Sometimes I come across a book on GoodReads and think, yeah, I’d like to read that. I’ll click on it, give a quick look at the overall rating, then add it to the “want to read” list. There’s no real rhyme or reason at times. The cover art. The title. Could be a combination of the two big brother. One of these combination books lacking a specific reason is Frans De Wall’s 2016 release, Are We Smart Enough to Know How Smart Animals Are? I had no idea what I’d be getting, but I finished it. It took a while, and it’s not a bad book, but it’s not for everyone.
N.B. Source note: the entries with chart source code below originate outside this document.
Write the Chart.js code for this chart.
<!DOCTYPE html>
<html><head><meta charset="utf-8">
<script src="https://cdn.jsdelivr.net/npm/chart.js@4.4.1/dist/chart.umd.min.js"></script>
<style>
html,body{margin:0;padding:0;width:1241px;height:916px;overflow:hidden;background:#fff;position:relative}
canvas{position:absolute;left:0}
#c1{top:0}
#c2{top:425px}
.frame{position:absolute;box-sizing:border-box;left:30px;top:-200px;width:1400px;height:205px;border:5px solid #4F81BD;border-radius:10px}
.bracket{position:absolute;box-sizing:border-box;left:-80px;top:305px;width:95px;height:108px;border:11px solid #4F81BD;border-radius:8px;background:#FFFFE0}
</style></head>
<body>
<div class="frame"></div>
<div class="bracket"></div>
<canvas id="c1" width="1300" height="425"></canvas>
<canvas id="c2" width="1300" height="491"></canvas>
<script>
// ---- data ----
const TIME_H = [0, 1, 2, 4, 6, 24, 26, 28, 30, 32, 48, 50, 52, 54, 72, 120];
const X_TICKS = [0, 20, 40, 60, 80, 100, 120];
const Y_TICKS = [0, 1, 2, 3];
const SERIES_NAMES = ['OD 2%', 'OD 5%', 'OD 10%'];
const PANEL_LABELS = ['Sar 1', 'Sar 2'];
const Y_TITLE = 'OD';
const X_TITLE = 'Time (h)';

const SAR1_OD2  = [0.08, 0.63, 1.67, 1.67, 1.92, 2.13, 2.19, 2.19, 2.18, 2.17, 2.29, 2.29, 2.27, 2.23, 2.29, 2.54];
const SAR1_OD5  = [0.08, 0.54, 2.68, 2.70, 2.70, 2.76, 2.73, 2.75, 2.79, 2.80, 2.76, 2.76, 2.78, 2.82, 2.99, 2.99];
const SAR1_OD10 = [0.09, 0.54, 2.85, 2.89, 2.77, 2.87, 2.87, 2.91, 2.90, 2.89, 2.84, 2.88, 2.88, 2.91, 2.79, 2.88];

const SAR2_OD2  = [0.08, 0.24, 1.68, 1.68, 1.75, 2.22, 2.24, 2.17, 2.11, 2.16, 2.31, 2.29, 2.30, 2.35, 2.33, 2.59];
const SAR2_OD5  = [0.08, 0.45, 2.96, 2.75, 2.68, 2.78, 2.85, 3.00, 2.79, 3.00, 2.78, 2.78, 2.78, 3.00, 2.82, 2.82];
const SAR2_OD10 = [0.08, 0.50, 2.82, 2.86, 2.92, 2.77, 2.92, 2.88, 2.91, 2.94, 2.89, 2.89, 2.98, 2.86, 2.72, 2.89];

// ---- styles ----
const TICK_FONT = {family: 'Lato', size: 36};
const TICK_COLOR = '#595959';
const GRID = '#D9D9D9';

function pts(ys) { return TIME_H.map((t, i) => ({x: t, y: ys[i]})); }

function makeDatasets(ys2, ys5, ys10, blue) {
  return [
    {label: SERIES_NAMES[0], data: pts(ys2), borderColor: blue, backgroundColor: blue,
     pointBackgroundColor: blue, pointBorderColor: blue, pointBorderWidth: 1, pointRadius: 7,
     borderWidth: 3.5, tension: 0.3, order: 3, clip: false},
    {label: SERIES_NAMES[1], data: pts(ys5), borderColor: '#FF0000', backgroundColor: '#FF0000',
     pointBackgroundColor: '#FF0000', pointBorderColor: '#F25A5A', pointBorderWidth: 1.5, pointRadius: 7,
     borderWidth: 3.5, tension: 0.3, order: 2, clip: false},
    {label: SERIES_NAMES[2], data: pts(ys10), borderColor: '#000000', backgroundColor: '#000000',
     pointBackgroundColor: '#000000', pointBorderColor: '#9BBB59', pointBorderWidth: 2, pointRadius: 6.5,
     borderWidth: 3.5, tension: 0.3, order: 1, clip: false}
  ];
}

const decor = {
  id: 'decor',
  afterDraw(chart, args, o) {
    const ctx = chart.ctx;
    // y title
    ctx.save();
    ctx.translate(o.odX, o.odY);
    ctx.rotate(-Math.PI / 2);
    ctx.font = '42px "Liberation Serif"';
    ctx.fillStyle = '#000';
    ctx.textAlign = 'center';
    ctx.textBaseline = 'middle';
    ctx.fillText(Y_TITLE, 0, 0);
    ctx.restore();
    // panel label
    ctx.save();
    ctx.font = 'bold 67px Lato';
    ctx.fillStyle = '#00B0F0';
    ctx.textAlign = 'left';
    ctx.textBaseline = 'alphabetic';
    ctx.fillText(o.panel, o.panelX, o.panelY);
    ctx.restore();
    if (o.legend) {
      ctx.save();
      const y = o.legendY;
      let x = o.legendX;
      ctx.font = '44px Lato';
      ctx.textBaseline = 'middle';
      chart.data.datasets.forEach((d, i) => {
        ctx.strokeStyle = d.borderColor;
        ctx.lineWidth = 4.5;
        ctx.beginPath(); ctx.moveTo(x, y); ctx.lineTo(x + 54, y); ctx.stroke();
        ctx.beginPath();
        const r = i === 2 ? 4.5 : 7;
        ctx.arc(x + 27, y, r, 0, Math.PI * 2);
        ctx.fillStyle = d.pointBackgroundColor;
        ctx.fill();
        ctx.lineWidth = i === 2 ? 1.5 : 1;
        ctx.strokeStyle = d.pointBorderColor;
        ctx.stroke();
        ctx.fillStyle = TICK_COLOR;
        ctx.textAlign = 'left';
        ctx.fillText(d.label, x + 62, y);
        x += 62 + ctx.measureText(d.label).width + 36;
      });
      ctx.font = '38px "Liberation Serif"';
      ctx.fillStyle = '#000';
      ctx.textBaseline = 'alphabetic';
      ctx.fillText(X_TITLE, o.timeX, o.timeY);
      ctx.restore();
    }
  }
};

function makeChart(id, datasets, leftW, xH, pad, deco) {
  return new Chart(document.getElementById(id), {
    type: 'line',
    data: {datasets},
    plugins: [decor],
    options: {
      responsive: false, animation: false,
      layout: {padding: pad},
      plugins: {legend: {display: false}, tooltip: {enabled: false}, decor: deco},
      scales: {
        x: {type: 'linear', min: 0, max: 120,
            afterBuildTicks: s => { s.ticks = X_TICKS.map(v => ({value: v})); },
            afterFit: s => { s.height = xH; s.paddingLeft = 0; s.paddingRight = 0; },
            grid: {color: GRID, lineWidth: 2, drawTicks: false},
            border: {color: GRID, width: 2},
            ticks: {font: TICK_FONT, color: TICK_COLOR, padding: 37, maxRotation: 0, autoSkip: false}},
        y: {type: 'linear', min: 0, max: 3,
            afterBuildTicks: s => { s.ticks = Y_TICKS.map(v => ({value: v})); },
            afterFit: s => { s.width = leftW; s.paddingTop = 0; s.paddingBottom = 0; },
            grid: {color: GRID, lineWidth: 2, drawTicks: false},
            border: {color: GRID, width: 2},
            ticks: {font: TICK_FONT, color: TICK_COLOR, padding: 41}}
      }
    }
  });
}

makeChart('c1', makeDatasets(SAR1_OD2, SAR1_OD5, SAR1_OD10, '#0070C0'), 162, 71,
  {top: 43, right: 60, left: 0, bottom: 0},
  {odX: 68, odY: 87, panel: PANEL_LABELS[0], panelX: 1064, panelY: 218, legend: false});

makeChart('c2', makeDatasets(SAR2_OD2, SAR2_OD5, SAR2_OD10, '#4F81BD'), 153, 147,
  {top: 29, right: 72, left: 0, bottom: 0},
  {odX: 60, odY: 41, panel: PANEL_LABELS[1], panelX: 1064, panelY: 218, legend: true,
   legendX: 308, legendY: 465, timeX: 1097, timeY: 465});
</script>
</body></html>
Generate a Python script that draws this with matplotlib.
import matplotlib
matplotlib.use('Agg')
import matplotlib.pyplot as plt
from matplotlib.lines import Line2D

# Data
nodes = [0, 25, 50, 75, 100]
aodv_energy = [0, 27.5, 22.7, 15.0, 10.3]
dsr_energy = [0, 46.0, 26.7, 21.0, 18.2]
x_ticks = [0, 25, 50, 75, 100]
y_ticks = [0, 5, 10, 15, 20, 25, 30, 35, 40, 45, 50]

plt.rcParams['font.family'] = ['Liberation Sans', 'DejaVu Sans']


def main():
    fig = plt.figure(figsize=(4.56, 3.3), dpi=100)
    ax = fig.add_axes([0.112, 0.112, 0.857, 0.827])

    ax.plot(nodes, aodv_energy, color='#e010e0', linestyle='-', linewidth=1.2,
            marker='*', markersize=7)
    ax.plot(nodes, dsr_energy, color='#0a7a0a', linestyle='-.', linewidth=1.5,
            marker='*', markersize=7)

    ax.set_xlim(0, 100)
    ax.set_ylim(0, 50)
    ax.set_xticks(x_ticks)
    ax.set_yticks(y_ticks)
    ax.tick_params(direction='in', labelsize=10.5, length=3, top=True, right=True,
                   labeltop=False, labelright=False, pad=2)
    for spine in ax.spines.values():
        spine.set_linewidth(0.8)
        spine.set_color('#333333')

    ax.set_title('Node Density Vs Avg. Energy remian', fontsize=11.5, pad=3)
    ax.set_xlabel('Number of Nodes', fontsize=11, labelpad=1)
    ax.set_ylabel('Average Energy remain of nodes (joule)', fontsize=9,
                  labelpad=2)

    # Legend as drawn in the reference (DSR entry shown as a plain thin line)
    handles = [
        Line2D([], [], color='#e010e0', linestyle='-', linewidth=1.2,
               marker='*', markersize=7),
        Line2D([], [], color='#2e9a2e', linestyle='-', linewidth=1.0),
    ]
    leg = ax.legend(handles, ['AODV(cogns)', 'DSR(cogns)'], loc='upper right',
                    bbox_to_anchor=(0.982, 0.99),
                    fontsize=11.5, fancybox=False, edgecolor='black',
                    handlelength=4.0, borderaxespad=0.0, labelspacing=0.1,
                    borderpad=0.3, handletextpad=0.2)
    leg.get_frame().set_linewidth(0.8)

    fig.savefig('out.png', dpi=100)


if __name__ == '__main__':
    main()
The author of Animals (as I’ll refer to this from now one) is a man Time listed as one of the “100 Most Influential People.” De Wall’s a primatologist, psychologist, and professor. Are we smart enough to understand his book? Yes, if we can get through it. As one might expect, it’s quite dry and in a way, boring. There’s not a lot of entertainment here, but a lot of information.
Animals is almost like a psychology, sociology, and philosophy book from the animal perspective. De Wall’s main goal appears to explain that animals aren’t dumb beasts. They have similar social structures and thought patterns as humans. Are we smart enough? Like many things in life, it depends on perspective and point of view. Do you see animals as dumb beasts or thoughtful creatures? Not just your pet, but every animal.
De Wall offers a thought provoking, intellectual look at animals being smarter than most people realize, or want to realize. Animals isn’t a book for everyone, and I struggled to get to the end. It’s not for entertainment purposes, but it’s not bad. Before reading, you should prepare yourself that you’re going into animal psychology dealing with their reasoning and understanding.